A private equity fund managed by Rosenthal bought most of the assets and the rights to the Submarina name in late 2009. Nine months later, Rosenthal requested the prior CEO’s resignation and assumed operational control, then moved to reinvigorate the company’s area franchise developer network.

That included restructuring the marketing and promotional fund to give proven developers authority and control over local advertising. The company renegotiated its logistics contract and found a new supplier for its restaurants, and Rosenthal used his retail and real estate know-how to help franchisees select locations.

With those elements in place, the company is now looking to expand beyond its current slate of 53 restaurants, including 25 in San Diego County. It plans to open six to eight new eateries in the first quarter of 2012, with more than 20 debuts projected by the end of 2012.

If plans proceed as Rosenthal is projecting, Submarina’s reach would extend well beyond its Southern California home base, and it could have a total of 500 restaurants up and running within five years. In recent months, the company debuted franchised restaurants in Georgia, Ohio, Michigan, New York and Tennessee.

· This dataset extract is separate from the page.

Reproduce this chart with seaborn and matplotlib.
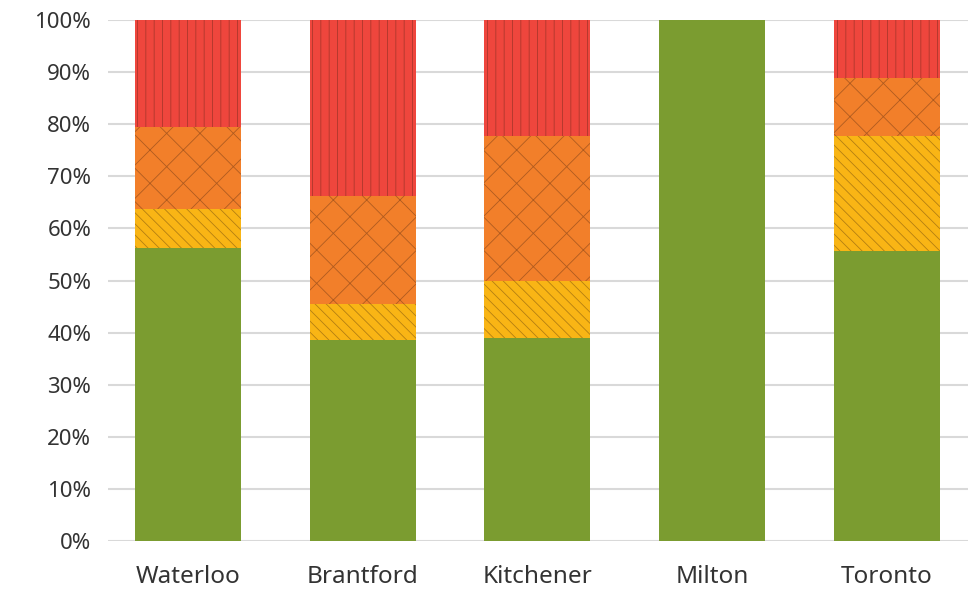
import numpy as np
import pandas as pd
import matplotlib
matplotlib.use("Agg")
import matplotlib.pyplot as plt
import seaborn as sns

cities = ["Waterloo", "Brantford", "Kitchener", "Milton", "Toronto"]
green = [56.3, 38.6, 38.9, 100.0, 55.6]
yellow = [7.5, 6.9, 11.1, 0.0, 22.2]
orange = [15.6, 20.7, 27.8, 0.0, 11.1]
red = [20.6, 33.8, 22.2, 0.0, 11.1]
yticks = [0, 10, 20, 30, 40, 50, 60, 70, 80, 90, 100]

series = [("green", green, "#7B9C30", ""),
          ("yellow", yellow, "#F9B515", "\\\\\\"),
          ("orange", orange, "#F27F2A", "x"),
          ("red", red, "#EF463D", "||")]

sns.set_theme(style="white")
plt.rcParams["font.family"] = ["Noto Sans", "DejaVu Sans"]
plt.rcParams["hatch.linewidth"] = 0.6

fig = plt.figure(figsize=(9.8, 5.92), dpi=100)
ax = fig.add_axes([0.110, 0.0861, 0.878, 0.8801])

cum = np.cumsum(np.array([s[1] for s in series]), axis=0)
for i in range(len(series) - 1, -1, -1):
    name, vals, col, hatch = series[i]
    df = pd.DataFrame({"city": cities, "val": cum[i]})
    sns.barplot(data=df, x="city", y="val", color=col, saturation=1,
                width=0.607, ax=ax, order=cities)
    cont = ax.containers[-1]
    for p in cont:
        p.set_facecolor(col)
        p.set_edgecolor((0.2, 0.1, 0.05, 0.35) if hatch else col)
        p.set_linewidth(0)
        p.set_hatch(hatch)
        p.set_zorder(3 + (len(series) - i))

ax.set_ylim(0, 100)
ax.set_xlim(-0.458, 4.467)
ax.set_yticks(yticks)
ax.set_yticklabels([f"{t}%" for t in yticks], fontsize=16, color="#333333")
ax.tick_params(axis="x", labelsize=17.5, labelcolor="#333333", pad=17, length=0)
ax.tick_params(axis="y", length=0, pad=12)
ax.set_xlabel("")
ax.set_ylabel("")
for s in ax.spines.values():
    s.set_visible(False)
ax.yaxis.grid(True, color="#D9D9D9", linewidth=1.5)
ax.set_axisbelow(True)

fig.savefig("out.png", dpi=100)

Before the end of 2012, Rosenthal said Submarina will open its first restaurant in Hawaii and its fourth in Guam. Florida and Texas will be key target markets, with the company recently setting a goal of 30 locations for the Lone Star State in the next 30 months.

The competitive and economic landscape is daunting. According to restaurant industry consulting firm Technomic Inc., Submarina competes in a sandwich segment that has grown to more than 30 national and regional chains that posted more than $23 billion in 2010 U.S. sales, up 1.5 percent from the prior year.

The category’s 800-pound gorilla is Connecticut-based Subway, with a market share of nearly 46 percent, more than 23,000 U.S. locations and 2010 sales of $10.6 billion, up 6 percent from 2009.

Technomic estimates that Submarina had 2010 sales of approximately $17 million, with annual sales holding between $17 million and $19 million during the past three years.

Darren Tristano, an executive vice president with Technomic, said Submarina will be up against not only national chains, but also numerous and long-established independent restaurants serving sandwiches in the markets where it wishes to expand. He said the company will likely look to differentiate itself with an approach that has worked well in California, focused on healthier and lighter fare.

A Taste of Success

“It gets to the point with these chains where you’re looking at saturation,” Tristano said. “They have to offer a different style of sandwich, or a different method of flavoring or preparation.”

Former U.S. Postal Service workers Les Warfield and Ron Vickers started Submarina in 1977, with their first restaurant in Poway. They subsequently turned daily operations over to other investors and managers, although they remain franchisees, and Warfield’s son, Jeff, is now a multi-unit franchisee and area developer for Riverside, Orange and Los Angeles counties.

The privately held company does not disclose finances, but Rosenthal said Submarina is holding its own by focusing on the quality of meats, cheeses and produce in its sandwiches and salads, rather than trying to compete on price with giants like Subway.

In coming months, it will be introducing new salads and dressings, and doing more on-premises baking of its sandwich bread at some locations. There will be experiments with food delivery, and more use of Web and mobile technology that lets customers order items for pickup.

“We’re working within the constraints of a tough economy,” Rosenthal said. “But we are not looking to tread water–we’re looking to grow.”